After a protracted debate, delegates to the National Education Association voted on Sunday to take a position of "no confidence" in the U.S. Department of Education's Race to the Top guidelines and in the use of competitive grants as a basis for the reauthorization of ESEA.
It was a symbolic slam on the Obama administration. But as with NEA President Dennis Van Roekel's keynote speech, it stopped short of actually calling out the U.S. president, a supporter of the program. And the debate over the item provided the clearest picture yet of both the internal and external difficulties the NEA faces pushing against an education agenda promoted by a Democratic administration, rather than a Republican one.
For one, the item passed by a razor-thin margin. Most pass with a simple voice vote. New Business Item 2 required a standing vote, where delegates pro and con stand, in turn. The room looked to be divided almost in half, and the item very nearly moved to a roll call vote.
One delegate who opposed it noted the Tennessee and Delaware state unions' participation in their states' winning Race to the Top applications, and feared that the item's sentiment didn't accurately represent the diversity of opinion about the program.
"A number of our state affiliates have signed on to the Race to the Top, as have a number of local affiliates," she said. "To make a blanket statement that we have no confidence in Race to the Top is a conflicting message, and a disunity message."
Others worried about political ramifications. "I agree with the principle of the resolution but not with the term 'no confidence,' " the delegate said. "I'm not sure that's the way we want to go into reauthorization, throwing punches."
Yet others felt that it was time for the NEA to come out more strongly against the administration. "The worst thing that can happen is that we are divided on this, because our opposition will seize on [it]," said one delegate.

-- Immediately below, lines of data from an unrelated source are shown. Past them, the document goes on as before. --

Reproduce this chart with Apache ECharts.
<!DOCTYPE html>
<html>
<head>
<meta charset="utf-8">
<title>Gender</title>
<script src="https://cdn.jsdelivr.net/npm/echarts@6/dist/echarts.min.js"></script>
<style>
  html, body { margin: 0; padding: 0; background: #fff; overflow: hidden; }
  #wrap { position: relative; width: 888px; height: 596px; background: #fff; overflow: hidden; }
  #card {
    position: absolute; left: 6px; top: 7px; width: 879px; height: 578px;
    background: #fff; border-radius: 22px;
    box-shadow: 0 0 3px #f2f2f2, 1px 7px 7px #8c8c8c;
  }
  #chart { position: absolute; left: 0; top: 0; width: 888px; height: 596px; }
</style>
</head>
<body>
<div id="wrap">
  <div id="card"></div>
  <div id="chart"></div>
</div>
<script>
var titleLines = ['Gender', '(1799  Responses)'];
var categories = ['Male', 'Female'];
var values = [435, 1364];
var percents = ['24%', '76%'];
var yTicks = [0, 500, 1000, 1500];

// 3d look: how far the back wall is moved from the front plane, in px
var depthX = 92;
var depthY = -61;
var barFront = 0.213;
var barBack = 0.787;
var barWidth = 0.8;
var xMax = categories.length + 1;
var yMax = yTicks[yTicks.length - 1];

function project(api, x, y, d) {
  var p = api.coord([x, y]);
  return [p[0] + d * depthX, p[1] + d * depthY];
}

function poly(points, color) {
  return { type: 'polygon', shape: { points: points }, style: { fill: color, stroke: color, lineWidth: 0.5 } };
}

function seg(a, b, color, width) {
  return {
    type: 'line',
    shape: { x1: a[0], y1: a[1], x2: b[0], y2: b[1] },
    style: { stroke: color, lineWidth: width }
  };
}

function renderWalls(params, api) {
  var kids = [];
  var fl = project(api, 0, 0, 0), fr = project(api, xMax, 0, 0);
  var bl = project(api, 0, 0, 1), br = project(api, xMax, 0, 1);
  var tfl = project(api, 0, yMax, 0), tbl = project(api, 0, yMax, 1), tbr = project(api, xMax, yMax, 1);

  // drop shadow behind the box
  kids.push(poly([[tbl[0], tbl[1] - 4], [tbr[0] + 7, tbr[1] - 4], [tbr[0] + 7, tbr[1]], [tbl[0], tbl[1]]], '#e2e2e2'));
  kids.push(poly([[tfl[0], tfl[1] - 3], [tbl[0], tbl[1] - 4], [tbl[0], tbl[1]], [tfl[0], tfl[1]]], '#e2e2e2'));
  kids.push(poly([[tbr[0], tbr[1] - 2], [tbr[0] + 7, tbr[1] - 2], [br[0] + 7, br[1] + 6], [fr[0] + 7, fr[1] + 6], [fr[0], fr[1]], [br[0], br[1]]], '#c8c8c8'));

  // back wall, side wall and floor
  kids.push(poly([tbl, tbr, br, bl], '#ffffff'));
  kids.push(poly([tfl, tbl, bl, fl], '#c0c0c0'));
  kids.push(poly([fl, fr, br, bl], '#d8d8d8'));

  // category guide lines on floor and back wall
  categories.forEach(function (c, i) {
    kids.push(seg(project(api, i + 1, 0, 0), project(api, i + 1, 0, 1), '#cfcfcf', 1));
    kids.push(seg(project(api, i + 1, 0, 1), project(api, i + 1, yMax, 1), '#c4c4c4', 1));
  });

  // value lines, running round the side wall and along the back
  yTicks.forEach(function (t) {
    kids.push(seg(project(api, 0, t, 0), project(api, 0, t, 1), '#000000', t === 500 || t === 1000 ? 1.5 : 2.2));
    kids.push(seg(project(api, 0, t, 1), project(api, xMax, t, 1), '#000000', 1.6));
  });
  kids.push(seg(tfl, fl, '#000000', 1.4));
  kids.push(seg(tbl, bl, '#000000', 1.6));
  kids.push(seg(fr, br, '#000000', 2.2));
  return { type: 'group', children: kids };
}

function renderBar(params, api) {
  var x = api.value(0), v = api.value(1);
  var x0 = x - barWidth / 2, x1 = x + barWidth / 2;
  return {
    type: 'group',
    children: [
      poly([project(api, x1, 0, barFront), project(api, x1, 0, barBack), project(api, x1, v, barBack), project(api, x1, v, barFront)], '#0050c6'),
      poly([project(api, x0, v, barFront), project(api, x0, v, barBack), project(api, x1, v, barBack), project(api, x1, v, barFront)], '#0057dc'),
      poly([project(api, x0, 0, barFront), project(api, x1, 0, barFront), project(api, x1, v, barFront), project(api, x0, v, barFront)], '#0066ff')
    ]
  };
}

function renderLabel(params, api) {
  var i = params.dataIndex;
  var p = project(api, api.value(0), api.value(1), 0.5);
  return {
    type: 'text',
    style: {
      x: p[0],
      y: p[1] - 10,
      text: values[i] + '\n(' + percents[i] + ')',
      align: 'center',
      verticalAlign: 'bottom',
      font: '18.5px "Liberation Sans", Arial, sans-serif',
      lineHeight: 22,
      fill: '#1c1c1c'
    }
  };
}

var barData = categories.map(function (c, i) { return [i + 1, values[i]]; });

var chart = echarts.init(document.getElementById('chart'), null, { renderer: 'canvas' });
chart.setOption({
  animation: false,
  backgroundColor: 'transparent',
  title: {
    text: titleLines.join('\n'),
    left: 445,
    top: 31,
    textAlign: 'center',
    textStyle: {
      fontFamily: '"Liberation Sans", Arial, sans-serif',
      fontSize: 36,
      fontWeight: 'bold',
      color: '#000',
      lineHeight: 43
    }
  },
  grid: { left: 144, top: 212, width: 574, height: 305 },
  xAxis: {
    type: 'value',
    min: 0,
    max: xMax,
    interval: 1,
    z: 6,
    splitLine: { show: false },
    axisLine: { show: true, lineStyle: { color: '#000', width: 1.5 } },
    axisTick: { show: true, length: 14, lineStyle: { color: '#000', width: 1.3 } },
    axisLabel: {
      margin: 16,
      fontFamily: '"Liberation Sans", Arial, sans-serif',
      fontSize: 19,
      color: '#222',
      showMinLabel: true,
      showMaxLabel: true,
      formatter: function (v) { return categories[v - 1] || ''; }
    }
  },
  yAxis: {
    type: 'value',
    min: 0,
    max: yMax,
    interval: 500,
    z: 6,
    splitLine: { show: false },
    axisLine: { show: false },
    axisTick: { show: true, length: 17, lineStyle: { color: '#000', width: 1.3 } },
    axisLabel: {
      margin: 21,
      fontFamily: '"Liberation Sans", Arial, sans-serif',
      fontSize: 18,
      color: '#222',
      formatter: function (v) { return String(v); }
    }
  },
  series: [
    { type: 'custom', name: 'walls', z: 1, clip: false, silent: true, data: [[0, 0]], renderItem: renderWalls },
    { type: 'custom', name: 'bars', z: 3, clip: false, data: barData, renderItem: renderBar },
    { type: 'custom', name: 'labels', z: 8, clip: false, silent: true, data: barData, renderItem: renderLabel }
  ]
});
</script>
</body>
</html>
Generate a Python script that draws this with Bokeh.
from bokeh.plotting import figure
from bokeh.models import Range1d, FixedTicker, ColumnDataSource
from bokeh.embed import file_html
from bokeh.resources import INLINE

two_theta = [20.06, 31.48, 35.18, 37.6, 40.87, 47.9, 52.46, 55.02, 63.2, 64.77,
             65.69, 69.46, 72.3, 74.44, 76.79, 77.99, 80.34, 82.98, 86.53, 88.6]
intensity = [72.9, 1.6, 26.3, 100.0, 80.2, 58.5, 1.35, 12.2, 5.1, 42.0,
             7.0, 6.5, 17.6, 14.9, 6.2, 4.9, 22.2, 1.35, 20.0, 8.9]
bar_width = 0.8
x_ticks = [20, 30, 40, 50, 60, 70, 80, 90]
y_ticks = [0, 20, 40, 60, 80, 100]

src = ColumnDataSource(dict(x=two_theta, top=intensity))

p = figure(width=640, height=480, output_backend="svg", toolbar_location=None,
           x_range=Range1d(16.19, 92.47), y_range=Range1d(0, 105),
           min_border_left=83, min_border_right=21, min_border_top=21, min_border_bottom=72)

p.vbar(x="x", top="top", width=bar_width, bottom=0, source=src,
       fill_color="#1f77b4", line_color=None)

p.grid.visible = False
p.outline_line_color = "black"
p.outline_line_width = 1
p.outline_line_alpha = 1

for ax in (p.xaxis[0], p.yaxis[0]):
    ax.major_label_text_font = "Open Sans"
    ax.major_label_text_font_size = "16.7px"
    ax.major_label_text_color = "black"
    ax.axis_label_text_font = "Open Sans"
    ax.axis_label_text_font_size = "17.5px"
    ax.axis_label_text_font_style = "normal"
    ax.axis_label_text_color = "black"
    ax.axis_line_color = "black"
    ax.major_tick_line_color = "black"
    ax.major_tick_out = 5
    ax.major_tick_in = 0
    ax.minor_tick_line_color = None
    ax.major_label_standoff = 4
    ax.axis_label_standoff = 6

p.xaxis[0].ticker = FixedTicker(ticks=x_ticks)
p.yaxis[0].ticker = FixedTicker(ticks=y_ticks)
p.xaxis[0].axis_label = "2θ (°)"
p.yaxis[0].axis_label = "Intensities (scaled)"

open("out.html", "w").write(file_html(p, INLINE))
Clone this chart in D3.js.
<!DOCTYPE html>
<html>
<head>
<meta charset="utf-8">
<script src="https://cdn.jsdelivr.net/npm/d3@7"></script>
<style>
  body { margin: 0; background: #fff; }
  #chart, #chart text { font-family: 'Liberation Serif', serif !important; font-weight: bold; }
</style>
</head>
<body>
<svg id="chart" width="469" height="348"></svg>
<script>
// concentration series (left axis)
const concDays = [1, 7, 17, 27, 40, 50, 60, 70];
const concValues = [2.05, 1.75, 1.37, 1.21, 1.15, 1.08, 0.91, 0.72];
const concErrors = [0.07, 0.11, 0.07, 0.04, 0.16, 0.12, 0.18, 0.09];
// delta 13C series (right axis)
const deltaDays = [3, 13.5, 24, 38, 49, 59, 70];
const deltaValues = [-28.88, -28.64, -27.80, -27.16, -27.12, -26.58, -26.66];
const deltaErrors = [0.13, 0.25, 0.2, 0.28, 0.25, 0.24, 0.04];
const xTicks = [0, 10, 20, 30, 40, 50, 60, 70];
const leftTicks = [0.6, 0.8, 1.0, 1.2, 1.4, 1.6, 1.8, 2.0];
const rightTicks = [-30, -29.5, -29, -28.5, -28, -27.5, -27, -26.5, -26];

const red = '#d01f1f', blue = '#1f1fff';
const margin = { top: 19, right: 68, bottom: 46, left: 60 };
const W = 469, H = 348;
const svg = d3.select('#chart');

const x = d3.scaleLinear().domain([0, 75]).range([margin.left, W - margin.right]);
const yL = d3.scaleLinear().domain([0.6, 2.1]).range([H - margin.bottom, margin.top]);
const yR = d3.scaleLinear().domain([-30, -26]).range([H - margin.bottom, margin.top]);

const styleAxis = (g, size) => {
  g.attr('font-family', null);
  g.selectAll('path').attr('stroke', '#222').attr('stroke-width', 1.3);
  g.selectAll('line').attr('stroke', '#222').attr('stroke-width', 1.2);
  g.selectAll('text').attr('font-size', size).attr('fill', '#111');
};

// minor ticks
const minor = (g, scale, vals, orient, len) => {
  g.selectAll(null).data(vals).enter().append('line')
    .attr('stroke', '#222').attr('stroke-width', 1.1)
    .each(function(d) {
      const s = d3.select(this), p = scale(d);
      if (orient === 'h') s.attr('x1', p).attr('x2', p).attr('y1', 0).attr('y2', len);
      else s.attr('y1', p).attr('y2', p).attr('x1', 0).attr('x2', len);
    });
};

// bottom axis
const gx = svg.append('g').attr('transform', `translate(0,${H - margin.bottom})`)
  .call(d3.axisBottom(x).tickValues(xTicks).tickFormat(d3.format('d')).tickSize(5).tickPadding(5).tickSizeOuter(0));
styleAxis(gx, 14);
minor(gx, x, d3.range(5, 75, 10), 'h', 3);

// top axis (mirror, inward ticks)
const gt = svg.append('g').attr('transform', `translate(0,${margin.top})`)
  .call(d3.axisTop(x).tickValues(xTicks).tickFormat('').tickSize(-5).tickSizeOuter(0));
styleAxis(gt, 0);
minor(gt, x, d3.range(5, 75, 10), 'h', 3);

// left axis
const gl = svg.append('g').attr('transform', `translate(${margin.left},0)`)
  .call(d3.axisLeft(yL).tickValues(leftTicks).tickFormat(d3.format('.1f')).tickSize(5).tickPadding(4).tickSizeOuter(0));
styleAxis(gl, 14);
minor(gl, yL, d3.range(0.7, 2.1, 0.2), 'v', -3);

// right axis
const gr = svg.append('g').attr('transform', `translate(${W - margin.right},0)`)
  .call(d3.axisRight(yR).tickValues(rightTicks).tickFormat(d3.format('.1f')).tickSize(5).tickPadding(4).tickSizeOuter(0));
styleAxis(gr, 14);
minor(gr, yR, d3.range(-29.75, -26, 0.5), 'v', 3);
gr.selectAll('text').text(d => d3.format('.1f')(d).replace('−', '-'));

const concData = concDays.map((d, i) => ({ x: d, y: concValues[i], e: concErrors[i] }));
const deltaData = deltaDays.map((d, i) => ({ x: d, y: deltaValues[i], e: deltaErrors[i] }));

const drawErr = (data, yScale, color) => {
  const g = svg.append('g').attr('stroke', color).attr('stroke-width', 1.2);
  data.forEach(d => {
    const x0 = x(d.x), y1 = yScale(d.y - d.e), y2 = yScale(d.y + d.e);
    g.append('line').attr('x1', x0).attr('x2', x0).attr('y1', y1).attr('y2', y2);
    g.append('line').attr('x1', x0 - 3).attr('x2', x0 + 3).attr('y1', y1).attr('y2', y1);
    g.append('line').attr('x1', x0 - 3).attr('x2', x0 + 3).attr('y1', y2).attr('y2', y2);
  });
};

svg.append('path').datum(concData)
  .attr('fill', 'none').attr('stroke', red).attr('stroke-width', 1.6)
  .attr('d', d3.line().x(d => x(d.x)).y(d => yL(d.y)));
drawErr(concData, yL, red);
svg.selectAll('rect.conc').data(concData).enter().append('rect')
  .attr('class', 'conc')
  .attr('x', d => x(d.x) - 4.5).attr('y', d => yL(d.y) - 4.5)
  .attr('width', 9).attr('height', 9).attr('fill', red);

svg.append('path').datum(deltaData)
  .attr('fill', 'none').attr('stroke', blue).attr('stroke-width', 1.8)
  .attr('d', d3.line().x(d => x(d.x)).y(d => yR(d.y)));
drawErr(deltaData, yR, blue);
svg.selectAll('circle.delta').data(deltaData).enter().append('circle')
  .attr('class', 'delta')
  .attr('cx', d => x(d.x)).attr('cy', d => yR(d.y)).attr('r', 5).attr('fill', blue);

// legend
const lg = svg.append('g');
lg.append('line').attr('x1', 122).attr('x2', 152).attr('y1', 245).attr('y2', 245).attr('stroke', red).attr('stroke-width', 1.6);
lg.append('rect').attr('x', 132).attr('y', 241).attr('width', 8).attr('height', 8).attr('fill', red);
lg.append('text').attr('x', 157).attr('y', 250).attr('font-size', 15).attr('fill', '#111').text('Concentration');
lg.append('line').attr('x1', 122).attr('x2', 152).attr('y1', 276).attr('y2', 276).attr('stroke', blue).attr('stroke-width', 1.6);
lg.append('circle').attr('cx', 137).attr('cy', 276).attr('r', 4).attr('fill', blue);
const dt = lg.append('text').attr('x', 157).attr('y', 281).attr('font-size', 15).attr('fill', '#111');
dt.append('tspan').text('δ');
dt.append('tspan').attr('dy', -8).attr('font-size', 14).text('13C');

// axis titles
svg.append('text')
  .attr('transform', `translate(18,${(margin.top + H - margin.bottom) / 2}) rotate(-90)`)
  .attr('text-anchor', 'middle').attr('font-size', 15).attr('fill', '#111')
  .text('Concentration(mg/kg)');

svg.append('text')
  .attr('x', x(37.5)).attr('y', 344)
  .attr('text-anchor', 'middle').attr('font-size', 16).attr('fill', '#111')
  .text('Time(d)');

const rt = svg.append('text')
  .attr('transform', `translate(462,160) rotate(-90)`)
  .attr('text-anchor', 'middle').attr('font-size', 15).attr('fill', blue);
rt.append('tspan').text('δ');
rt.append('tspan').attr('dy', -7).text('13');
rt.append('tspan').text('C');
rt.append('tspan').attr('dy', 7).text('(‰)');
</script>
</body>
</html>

Even then, the resolution did not actually name or blame President Barack Obama for the policies. At least one delegate said he felt that those omissions were disingenuous.
"Arne Duncan was not on the ballot. The policies of the Department of Education are the policies of the Obama administration," the delegate said. "We have to step up and say that the policies of the Obama administration, we do not agree with those."
Another delegate seemed to agree, saying that even if NEA wouldn't connect the dots, the media and public would have no problems doing so. "The one line the press will pull from this convention is that we have 'no confidence' in RTTT, which translates to the Department of Education, which translates to Barack Obama," she said.
For the NEA, Barack Obama is quickly becoming the equivalent of Voldemort: He-Who-Must-Not-Be-Named.
Still, the delegates were on the whole worked up enough that they rejected an amendment to strike out the "no confidence" language and replace it with a softer phrase.
The author of the NBI 2, Phil Rumore, president of the Buffalo, N.Y., affiliate, got applause when he was introducing the resolution: "Some people are going to be mad at us if we pass this. Well let the word get out," he said. The program, he added, would exacerbate policies that "brutalize our students with standardized tests, which in my opinion is like giving someone blood tests until they die."
From another supporter: "The Race to the Top is a gun with bullets in it to take out teachers, public education, and the union itself."
Camille Zombro, the head of the San Diego affiliate, seemed to have the last word. "Teachers would never have put together a program like Race to the Top," she said. "Even in states that are trying to make lemonade, ... you were still given a lemon."